Among many globally recognized environmental problems such as water scarcity, air pollution, and energy security, heat stress is one of the most severe climate-driven threats to the human society. The situation is further exacerbated in urban areas by urban heat islands (UHIs). Absent measures to ameliorate them, the problems associated with heat stress are expected to intensify due to rapid urban development coupled with climate change. One significant barrier to heat mitigation through urban engineering is the lack of quantitative attribution of the various surface processes toUHI intensity. In this seminar, the intrinsic mechanism of UHI and its quantitative attribution at a large scale will be presented. Using a newly developed sub-grid modeling framework, I will demonstrate how surface aerodynamic, hydrological and anthropogenic processes contribute to UHIs. I will further discuss how these mechanistic insights could be used to assess the effectiveness of various commonly-proposed urban adaptation strategies individually and collectively. UHIs also interact with heat waves and climate change. I will also present how UHIs interact with heat waves under present-day and future warmer climates, and how global urban temperatures change with climate change.

 

Bio

Dr.

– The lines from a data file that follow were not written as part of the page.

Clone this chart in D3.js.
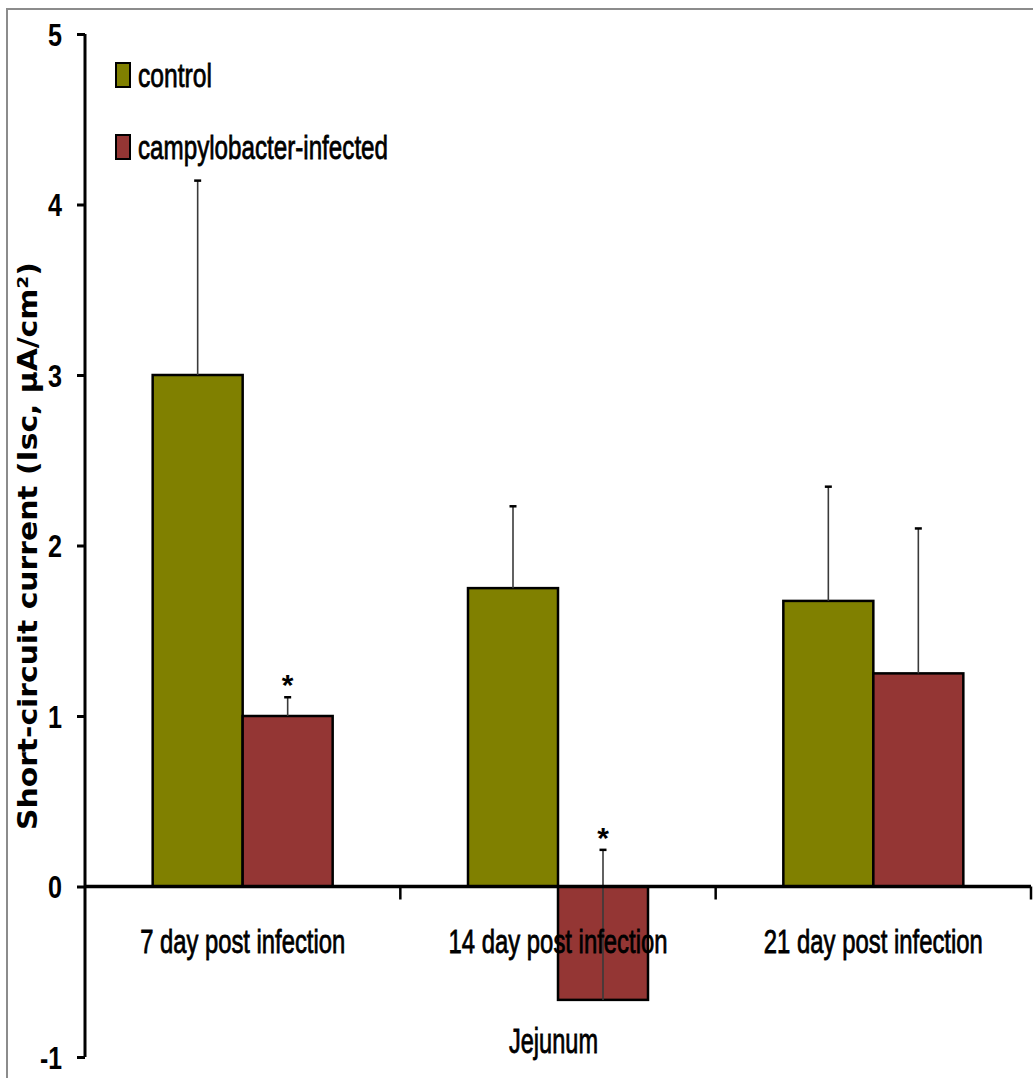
<!DOCTYPE html>
<html>
<head>
<meta charset="utf-8">
<script src="https://cdn.jsdelivr.net/npm/d3@7"></script>
<style>
  html, body { margin: 0; padding: 0; background: #fff; }
  svg { display: block; }
</style>
</head>
<body>
<svg id="chart" width="1033" height="1078"></svg>
<script>
// Short-circuit current in the jejunum, control vs campylobacter-infected
const categories = ["7 day post infection", "14 day post infection", "21 day post infection"];
const seriesNames = ["control", "campylobacter-infected"];
const controlMeans = [3.0, 1.75, 1.675];
const controlErrors = [1.14, 0.48, 0.67];
const infectedMeans = [1.0, -0.665, 1.25];
const infectedErrors = [0.11, 0.88, 0.85];
const infectedMarks = ["*", "*", ""];
const yTicks = [-1, 0, 1, 2, 3, 4, 5];
const yTitle = "Short-circuit current (Isc, \u00b5A/cm\u00b2)";
const xTitle = "Jejunum";
const colors = ["#808000", "#943634"];

const svg = d3.select("#chart");
const FONT = "'Liberation Sans', Arial, sans-serif";
const BOLDFONT = "'DejaVu Sans', sans-serif";

// frame around the figure
svg.append("rect")
  .attr("x", 7).attr("y", 9).attr("width", 1060).attr("height", 1100)
  .attr("fill", "none").attr("stroke", "#8c8c8c").attr("stroke-width", 2);

const plotLeft = 85, plotRight = 1031;
const y = d3.scaleLinear().domain([-1, 5]).range([1057, 34]);
const x0 = d3.scaleBand().domain(categories).range([plotLeft, plotRight]).paddingInner(0).paddingOuter(0);
const barW = 90;
const x1 = d3.scaleBand().domain(seriesNames).range([0, barW * 2]);

const rows = categories.map((c, i) => ({
  cat: c,
  vals: [
    { s: seriesNames[0], v: controlMeans[i], e: controlErrors[i], mark: "" },
    { s: seriesNames[1], v: infectedMeans[i], e: infectedErrors[i], mark: infectedMarks[i] }
  ]
}));

const groupOffset = (x0.bandwidth() - barW * 2) / 2;

const groups = svg.append("g").selectAll("g").data(rows).join("g")
  .attr("transform", d => `translate(${x0(d.cat) + groupOffset},0)`);

// bars
groups.selectAll("rect").data(d => d.vals).join("rect")
  .attr("x", d => x1(d.s))
  .attr("width", x1.bandwidth())
  .attr("y", d => y(Math.max(0, d.v)))
  .attr("height", d => Math.abs(y(d.v) - y(0)))
  .attr("fill", (d, i) => colors[i])
  .attr("stroke", "#000").attr("stroke-width", 2.5);

// error bars (upper)
groups.selectAll("line.err").data(d => d.vals).join("line")
  .attr("class", "err")
  .attr("x1", d => x1(d.s) + x1.bandwidth() / 2)
  .attr("x2", d => x1(d.s) + x1.bandwidth() / 2)
  .attr("y1", d => y(d.v))
  .attr("y2", d => y(d.v + d.e))
  .attr("stroke", "#3a3a3a").attr("stroke-width", 1.6);
groups.selectAll("line.cap").data(d => d.vals).join("line")
  .attr("class", "cap")
  .attr("x1", d => x1(d.s) + x1.bandwidth() / 2 - 3.5)
  .attr("x2", d => x1(d.s) + x1.bandwidth() / 2 + 3.5)
  .attr("y1", d => y(d.v + d.e))
  .attr("y2", d => y(d.v + d.e))
  .attr("stroke", "#000").attr("stroke-width", 2.5);

// significance asterisks
groups.selectAll("text.sig").data(d => d.vals.filter(v => v.mark)).join("text")
  .attr("class", "sig")
  .attr("x", d => x1(d.s) + x1.bandwidth() / 2)
  .attr("y", d => y(d.v + d.e) - 2)
  .attr("text-anchor", "middle")
  .attr("font-family", FONT).attr("font-weight", "bold")
  .attr("font-size", 30)
  .attr("fill", "#000")
  .text(d => d.mark);

// y axis
const yAxis = svg.append("g").attr("transform", `translate(${plotLeft},0)`)
  .call(d3.axisLeft(y).tickValues(yTicks).tickFormat(d => String(d)).tickSize(8).tickSizeOuter(0));
yAxis.select(".domain").attr("stroke", "#000").attr("stroke-width", 3).attr("d", `M0,${y(5)}V${y(-1)}`);
yAxis.selectAll(".tick line").attr("stroke", "#000").attr("stroke-width", 3);
yAxis.selectAll(".tick text")
  .attr("x", -23).attr("dy", "0.36em")
  .attr("font-family", FONT).attr("font-size", 31).attr("font-weight", "bold").attr("fill", "#000")
  .attr("textLength", d => String(d).length === 1 ? 14 : 22)
  .attr("lengthAdjust", "spacingAndGlyphs");

// x axis along zero
const xAxis = svg.append("g").attr("transform", `translate(0,${y(0)})`);
xAxis.append("line")
  .attr("x1", plotLeft).attr("x2", plotRight)
  .attr("stroke", "#000").attr("stroke-width", 3.5);
const bounds = categories.map(c => x0(c) + x0.bandwidth());
xAxis.selectAll("line.tk").data(bounds).join("line")
  .attr("class", "tk")
  .attr("x1", d => d).attr("x2", d => d)
  .attr("y1", 0).attr("y2", 13)
  .attr("stroke", "#000").attr("stroke-width", 2.5);
const catWidths = [205, 219, 219];
// labels are set smaller and stretched vertically to get the tall, narrow letterforms
xAxis.selectAll("text.cat").data(categories).join("text")
  .attr("class", "cat")
  .attr("transform", d => `translate(${x0(d) + x0.bandwidth() / 2},66) scale(1,1.15)`)
  .attr("text-anchor", "middle")
  .attr("font-family", FONT)
  .attr("font-size", 29)
  .attr("textLength", (d, i) => catWidths[i])
  .attr("lengthAdjust", "spacingAndGlyphs")
  .attr("fill", "#000").attr("stroke", "#000").attr("stroke-width", 0.7)
  .text(d => d);

// x title
svg.append("text")
  .attr("transform", "translate(553.5,1053) scale(1,1.15)")
  .attr("text-anchor", "middle")
  .attr("font-family", FONT)
  .attr("font-size", 30)
  .attr("textLength", 89).attr("lengthAdjust", "spacingAndGlyphs")
  .attr("fill", "#000").attr("stroke", "#000").attr("stroke-width", 0.7)
  .text(xTitle);

// y title
svg.append("text")
  .attr("transform", `translate(37,546) rotate(-90)`)
  .attr("text-anchor", "middle")
  .attr("font-family", BOLDFONT)
  .attr("font-size", 26).attr("font-weight", "bold")
  .attr("textLength", 568).attr("lengthAdjust", "spacingAndGlyphs")
  .attr("fill", "#000")
  .text(yTitle);

// legend
const legendWidths = [74, 250];
const legend = svg.append("g").selectAll("g").data(seriesNames).join("g")
  .attr("transform", (d, i) => `translate(116,${63 + i * 72})`);
legend.append("rect")
  .attr("width", 14).attr("height", 24)
  .attr("fill", (d, i) => colors[i])
  .attr("stroke", "#000").attr("stroke-width", 2);
legend.append("text")
  .attr("transform", "translate(22,24) scale(1,1.1)")
  .attr("font-family", FONT)
  .attr("font-size", 30)
  .attr("textLength", (d, i) => legendWidths[i])
  .attr("lengthAdjust", "spacingAndGlyphs")
  .attr("fill", "#000").attr("stroke", "#000").attr("stroke-width", 0.7)
  .text(d => d);
</script>
</body>
</html>
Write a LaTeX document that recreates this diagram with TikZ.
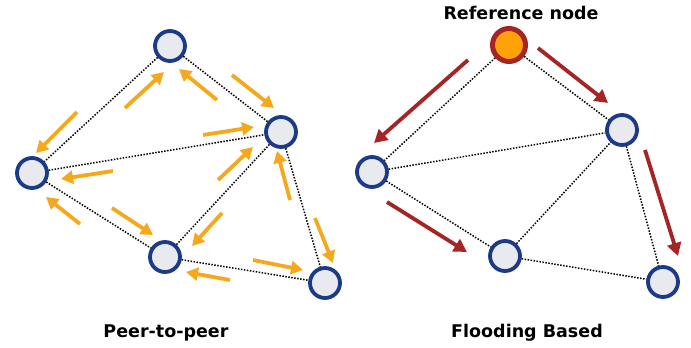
\documentclass[tikz,border=0pt]{standalone}
\usepackage{fontspec}
\setmainfont{DejaVu Sans}
\usetikzlibrary{arrows.meta}
\definecolor{navy}{HTML}{1B3A87}
\definecolor{nodefill}{HTML}{E9EAF0}
\definecolor{flow}{HTML}{F5A81C}
\definecolor{flood}{HTML}{A52424}
\definecolor{refcore}{HTML}{FFA20A}
\tikzset{
  peer/.style={circle, draw=navy, line width=3.8pt, fill=nodefill, minimum size=30pt, inner sep=0pt},
  refnode/.style={circle, draw=flood, line width=5pt, fill=refcore, minimum size=33pt, inner sep=0pt},
  link/.style={line width=1.5pt, dash pattern=on 1.5pt off 1.5pt, black},
  oarrow/.style={line width=3.8pt, flow, -{Triangle[length=12pt,width=13pt]}},
  rarrow/.style={line width=3.8pt, flood, -{Triangle[length=13pt,width=14pt]}},
  lbl/.style={font=\bfseries\fontsize{17.5}{20}\selectfont, inner sep=0pt}
}
\begin{document}
\begin{tikzpicture}[x=1pt,y=-1pt]
\useasboundingbox (0,0) rectangle (691,348);
% left graph
\node[peer] (A) at (170,46) {};
\node[peer] (B) at (281,132) {};
\node[peer] (C) at (32,173) {};
\node[peer] (D) at (165,257) {};
\node[peer] (E) at (325,283) {};
\foreach \u/\v in {A/C,A/B,C/B,C/D,D/B,D/E,B/E} \draw[link] (\u) -- (\v);
% orange arrows
\coordinate (o1s) at (125,108); \coordinate (o1e) at (164,72);
\coordinate (o2s) at (217,100); \coordinate (o2e) at (179,69);
\coordinate (o3s) at (232,75);  \coordinate (o3e) at (274,108);
\coordinate (o4s) at (77,112);  \coordinate (o4e) at (36,153);
\coordinate (o5s) at (203,135); \coordinate (o5e) at (254,127);
\coordinate (o6s) at (113,171); \coordinate (o6e) at (61,179);
\coordinate (o7s) at (218,180); \coordinate (o7e) at (253,147);
\coordinate (o8s) at (290,200); \coordinate (o8e) at (277,151);
\coordinate (o9s) at (80,224);  \coordinate (o9e) at (46,197);
\coordinate (o10s) at (112,208); \coordinate (o10e) at (153,235);
\coordinate (o11s) at (222,213); \coordinate (o11e) at (192,246);
\coordinate (o12s) at (315,218); \coordinate (o12e) at (333,263);
\coordinate (o13s) at (253,260); \coordinate (o13e) at (303,270);
\coordinate (o14s) at (230,280); \coordinate (o14e) at (186,272);
\foreach \i in {1,...,14} \draw[oarrow] (o\i s) -- (o\i e);
% right graph
\node[refnode] (R) at (509,45) {};
\node[peer] (B2) at (622,130) {};
\node[peer] (C2) at (372,172) {};
\node[peer] (D2) at (505,256) {};
\node[peer] (E2) at (663,282) {};
\foreach \u/\v in {R/C2,R/B2,C2/B2,C2/D2,D2/B2,D2/E2,B2/E2} \draw[link] (\u) -- (\v);
\coordinate (r1s) at (468,60);  \coordinate (r1e) at (374,143);
\coordinate (r2s) at (538,48);  \coordinate (r2e) at (608,103);
\coordinate (r3s) at (387,202); \coordinate (r3e) at (467,252);
\coordinate (r4s) at (645,150); \coordinate (r4e) at (678,256);
\foreach \i in {1,...,4} \draw[rarrow] (r\i s) -- (r\i e);
% labels
\node[lbl] (tref) at (521,13) {Reference node};
\node[lbl] (tp2p) at (166,333) {Peer-to-peer};
\node[lbl] (tflood) at (527,333) {Flooding Based};
\end{tikzpicture}
\end{document}
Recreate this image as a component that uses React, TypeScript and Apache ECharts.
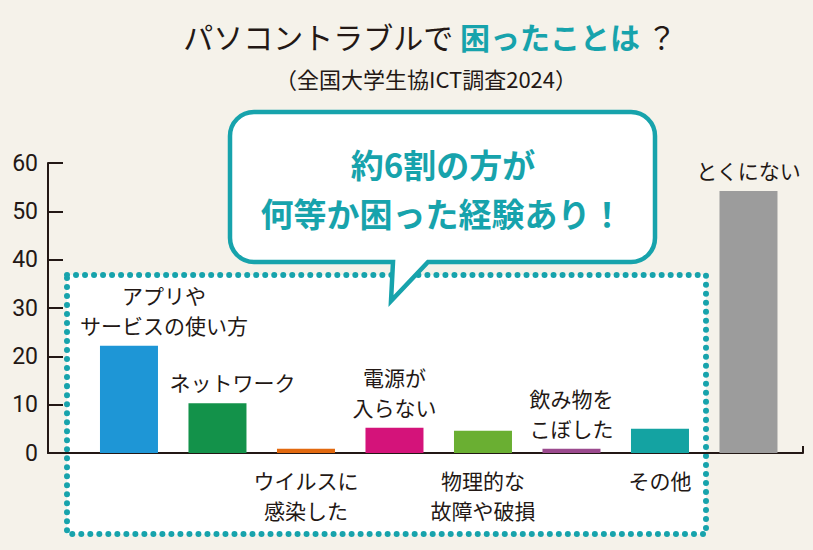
import React, { useEffect, useRef } from "react";
import * as echarts from "echarts";

const categories = [
  "アプリや\nサービスの使い方",
  "ネットワーク",
  "ウイルスに\n感染した",
  "電源が\n入らない",
  "物理的な\n故障や破損",
  "飲み物を\nこぼした",
  "その他",
  "とくにない",
];
const values = [22.2, 10.3, 0.9, 5.2, 4.6, 0.9, 5.0, 54.2];
const barColors = ["#1e96d6", "#13924a", "#e2690f", "#d4137a", "#6aaf32", "#9b4a8e", "#14a3a2", "#9c9c9c"];
const labelSides = ["top", "top", "bottom", "top", "bottom", "top", "bottom", "top"];
const titleParts = ["パソコントラブルで ", "困ったことは", " ？"];
const subtitle = "（全国大学生協ICT調査2024）";
const calloutLines = ["約6割の方が", "何等か困った経験あり！"];

const TEAL = "#17a3ac";
const DARK = "#231815";
const JP = "'Noto Sans CJK JP', 'Noto Sans', sans-serif";

const BUBBLE_D =
  "M 254 112 H 631 A 24 24 0 0 1 655 136 V 238 A 24 24 0 0 1 631 262 H 428 L 391 301 L 393 262 H 254 A 24 24 0 0 1 230 238 V 136 A 24 24 0 0 1 254 112 Z";

let registered = false;

export default function App() {
  const ref = useRef<HTMLDivElement>(null);
  useEffect(() => {
    if (!registered) {
      echarts.graphic.registerShape("bubble", echarts.graphic.extendPath(BUBBLE_D, {}));
      registered = true;
    }
    const chart = echarts.init(ref.current!, undefined, { renderer: "svg" });
    const labelOffsetX = [35, 15, 0, 0, 0, 0, 0, 0];
    const option: any = {
      animation: false,
      backgroundColor: "#f5f2ea",
      grid: { left: 48, right: 10, top: 163, bottom: 97, containLabel: false },
      xAxis: {
        type: "value",
        min: -0.915,
        max: 7.616,
        axisLine: { show: true, onZero: true, lineStyle: { color: DARK, width: 2 } },
        axisTick: { show: true, customValues: [7.616], inside: true, length: 7, lineStyle: { color: DARK, width: 2 } },
        axisLabel: { show: false },
        splitLine: { show: false },
      },
      yAxis: {
        type: "value",
        min: 0,
        max: 60,
        interval: 10,
        axisLine: { show: true, onZero: false, lineStyle: { color: DARK, width: 2 } },
        axisTick: { show: true, inside: true, length: 15, lineStyle: { color: DARK, width: 2 } },
        axisLabel: { color: DARK, fontSize: 23, margin: 10, fontFamily: "Roboto, sans-serif" },
        splitLine: { show: false },
      },
      series: [
        {
          type: "bar",
          barWidth: 58,
          data: values.map((v, i) => ({
            value: [i, v],
            itemStyle: { color: barColors[i] },
            label: {
              show: true,
              position: labelSides[i],
              distance: labelSides[i] === "top" ? 6 : 12,
              offset: [labelOffsetX[i], 0],
              formatter: categories[i],
              color: DARK,
              fontSize: 21,
              lineHeight: 30,
              fontFamily: JP,
            },
          })),
        },
      ],
      graphic: [
        {
          type: "rect",
          z: -1,
          shape: { x: 67, y: 275, width: 639, height: 259 },
          style: { fill: "#ffffff" },
        },
        {
          type: "rect",
          z: -1,
          shape: { x: 67, y: 275, width: 639, height: 259 },
          style: { fill: "none", stroke: TEAL, lineWidth: 6, lineDash: [0.01, 9], lineCap: "round" },
        },
        {
          type: "bubble",
          z: 10,
          x: 0,
          y: 0,
          scaleX: 1,
          scaleY: 1,
          style: { fill: "#ffffff", stroke: TEAL, lineWidth: 4.5, lineJoin: "miter" },
        },
        {
          type: "text",
          z: 11,
          x: 443,
          y: 164,
          style: {
            text: calloutLines[0],
            fill: TEAL,
            fontSize: 33,
            fontWeight: "bold",
            fontFamily: JP,
            align: "center",
            verticalAlign: "middle",
          },
        },
        {
          type: "text",
          z: 11,
          x: 442,
          y: 213,
          style: {
            text: calloutLines[1],
            fill: TEAL,
            fontSize: 33,
            fontWeight: "bold",
            fontFamily: JP,
            align: "center",
            verticalAlign: "middle",
          },
        },
        {
          type: "text",
          z: 11,
          x: 430,
          y: 36,
          style: {
            text: `{a|${titleParts[0]}}{b|${titleParts[1]}}{a|${titleParts[2]}}`,
            align: "center",
            verticalAlign: "middle",
            rich: {
              a: { fontSize: 30, fill: DARK, fontFamily: JP },
              b: { fontSize: 30, fill: TEAL, fontWeight: "bold", fontFamily: JP },
            },
          },
        },
        {
          type: "text",
          z: 11,
          x: 426,
          y: 78,
          style: {
            text: subtitle,
            fill: DARK,
            fontSize: 22,
            fontFamily: JP,
            align: "center",
            verticalAlign: "middle",
          },
        },
      ],
    };
    chart.setOption(option);
    return () => chart.dispose();
  }, []);
  return (
    <div
      ref={ref}
      style={{ position: "fixed", left: 0, top: 0, width: 813, height: 550 }}
    />
  );
}
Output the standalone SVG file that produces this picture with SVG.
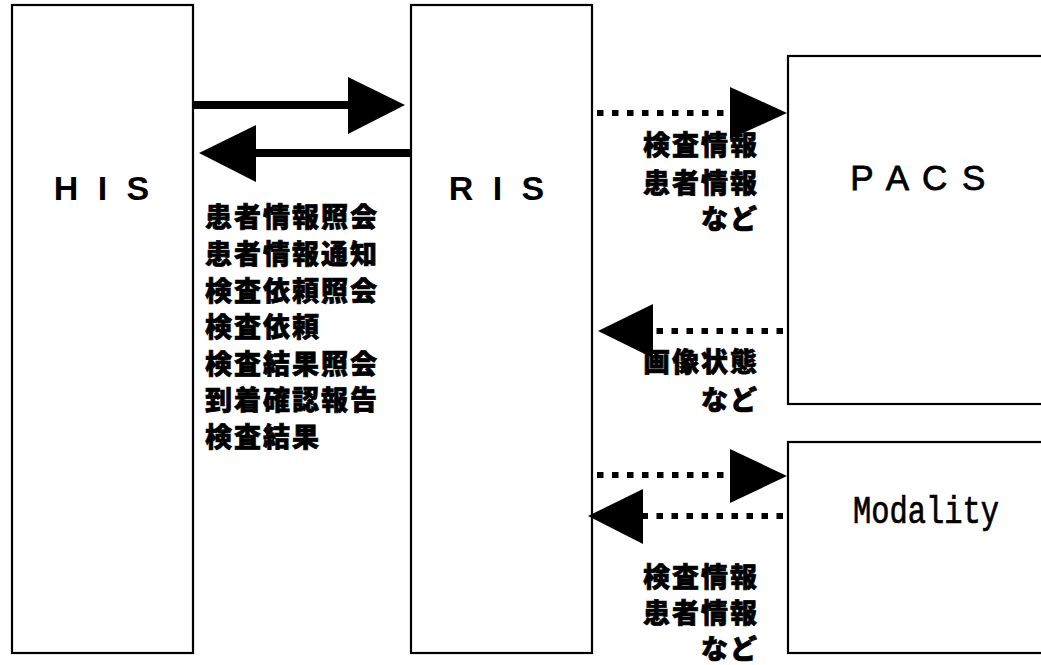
<svg xmlns="http://www.w3.org/2000/svg" width="1041" height="665" viewBox="0 0 1041 665">
<style>
.box{fill:#fff;stroke:#000;stroke-width:2.2}
.lbl{font-family:"Liberation Sans",Arial,sans-serif;font-size:34px;font-weight:bold;fill:#000}
.jp{font-family:"Noto Sans CJK JP","Noto Sans",sans-serif;font-size:27px;font-weight:900;letter-spacing:2px;fill:#000;stroke:#000;stroke-width:0.7}
.solid{stroke:#000;stroke-width:8;fill:none}
.dot{stroke:#000;stroke-width:6;stroke-dasharray:6.5 8.5;fill:none}
.head{fill:#000}
</style>
<rect width="1041" height="665" fill="#fff"/>
<g id="HIS">
<rect class="box" x="12" y="5" width="181" height="648"/>
<text class="lbl" x="104" y="200" text-anchor="middle" letter-spacing="5">H I S</text>
</g>
<g id="RIS">
<rect class="box" x="411" y="5" width="181" height="648"/>
<text class="lbl" x="499" y="200" text-anchor="middle" letter-spacing="5">R I S</text>
</g>
<g id="PACS">
<rect class="box" x="788" y="56" width="270" height="348"/>
<text x="919" y="190" text-anchor="middle" font-family="Liberation Sans,Arial,sans-serif" font-size="35" fill="#000" stroke="#000" stroke-width="0.8" letter-spacing="2.5">P A C S</text>
</g>
<g id="Modality">
<rect class="box" x="788" y="442" width="270" height="211"/>
<text transform="translate(926,523) scale(0.8,1)" text-anchor="middle" font-family="Liberation Mono,Courier New,monospace" font-size="38" fill="#000" stroke="#000" stroke-width="0.7">Modality</text>
</g>
<g id="connectors">
<line class="solid" x1="193" y1="105" x2="352" y2="105"/>
<polygon class="head" points="348,77 405,105 348,134"/>
<line class="solid" x1="411" y1="153" x2="252" y2="153"/>
<polygon class="head" points="256,125 199,153 256,182"/>
<line class="dot" x1="597" y1="113" x2="732" y2="113"/>
<polygon class="head" points="730,87 787,113 730,139"/>
<line class="dot" x1="783" y1="331" x2="650" y2="331"/>
<polygon class="head" points="653,304 598,331 653,358"/>
<line class="dot" x1="597" y1="475" x2="732" y2="475"/>
<polygon class="head" points="730,449 787,476 730,503"/>
<line class="dot" x1="783" y1="516" x2="640" y2="516"/>
<polygon class="head" points="643,489 588,516 643,544"/>
</g>
<g id="labels">
<text class="jp" x="205" y="227">患者情報照会</text>
<text class="jp" x="205" y="264">患者情報通知</text>
<text class="jp" x="205" y="301">検査依頼照会</text>
<text class="jp" x="205" y="337">検査依頼</text>
<text class="jp" x="205" y="374">検査結果照会</text>
<text class="jp" x="205" y="410">到着確認報告</text>
<text class="jp" x="205" y="447">検査結果</text>
<text class="jp" x="759" y="155" text-anchor="end">検査情報</text>
<text class="jp" x="759" y="193" text-anchor="end">患者情報</text>
<text class="jp" x="759" y="229" text-anchor="end">など</text>
<text class="jp" x="759" y="372" text-anchor="end">画像状態</text>
<text class="jp" x="759" y="410" text-anchor="end">など</text>
<text class="jp" x="759" y="587" text-anchor="end">検査情報</text>
<text class="jp" x="759" y="623" text-anchor="end">患者情報</text>
<text class="jp" x="759" y="659" text-anchor="end">など</text>
</g>
</svg>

Lei Zhao is an Assistant Professor in the Department of Civil and Environmental Engineering at the University of Illinois at Urbana-Champaign (UIUC). He received his Ph.D. in atmospheric and environmental science from School of Forestry and Environmental Studies at Yale University. Before joining at UIUC, Dr. Zhao was a postdoctoral research fellow in the Program in Science, Technology and Environmental Policy (STEP) at Princeton University. Dr. Zhao obtained his B.S. degree in Physics and Atmospheric Physics from Nanjing University in China. His research concerns the physical and engineering processes in the Atmospheric Boundary Layer where most human activities and environmental systems are concentrated, with a particular focus on built surfaces and urban environments. He combines theory, numerical modeling, remote sensing and in situobservations, and cutting-edge statistical methods to study environmental fluid mechanics and land-atmosphere interaction that relate to urban environments, microclimatology and hydrology, climate change, climate impacts and adaptation.